Re: [Bug-apl] Performance problems when constructing large(ish) arrays

Elias Mårtenson Tue, 17 Jan 2017 11:58:56 -0800

You are right that doing array allocations in any language is slow, and in
order to get some kind of baseline to compare things to, I implemented the
same algorithm in Lisp, and I did so in the worst possible way: By
completely reallocating the array for each row, and copying the old content
into the new one (code in the end of this message). I did it that way
because that is what the APL code ends up doing, so I didn't want to give
the Lisp program any benefits.This was, as you may imagine, very slow. It
took *51* seconds to load the entire file.
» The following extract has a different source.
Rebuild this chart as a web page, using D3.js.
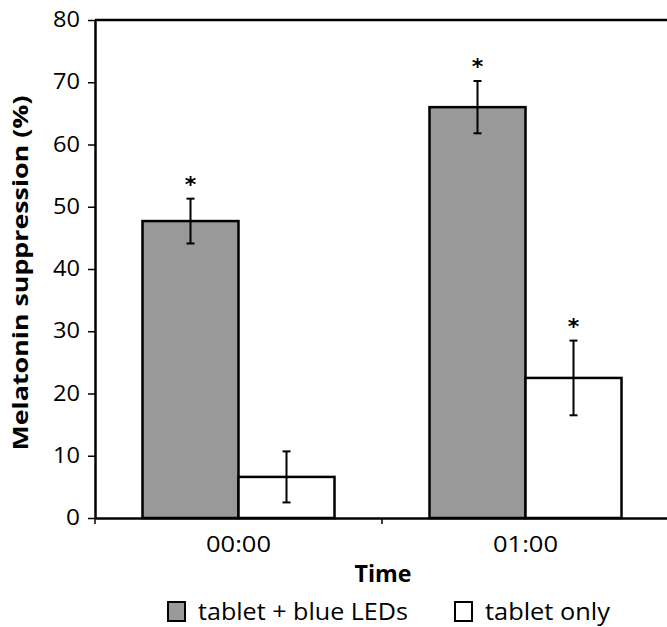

The APL version that I posted in my previous message takes

Now, for a solution. Reading the file twice is quite ugly, and I'd rather
avoid doing so.

I could rewrite the Lisp program to in-place reallocation of the array,
which would speed up the program by several orders of magnitude. The
problem is that there is no mechanism in GNU APL to do the same. I think
adding a new construct to the language to do that would be ugly, but
perhaps there is a way for GNU APL to detect the specific “append to the
end of an array” idiom so that it could use an optimised path that doesn't
require constructing a new array. *Jürgen*, is that even feasible?

Now, reading a CSV file like this is a very common case, and I am of the
opinion that having a dedicated native function for this purpose would
solve perhaps 75% of use cases where this is an issue. I'll be happy to
implement a flexible function that can do this, which would make GNU APL
much more pleasant to use for data analysis.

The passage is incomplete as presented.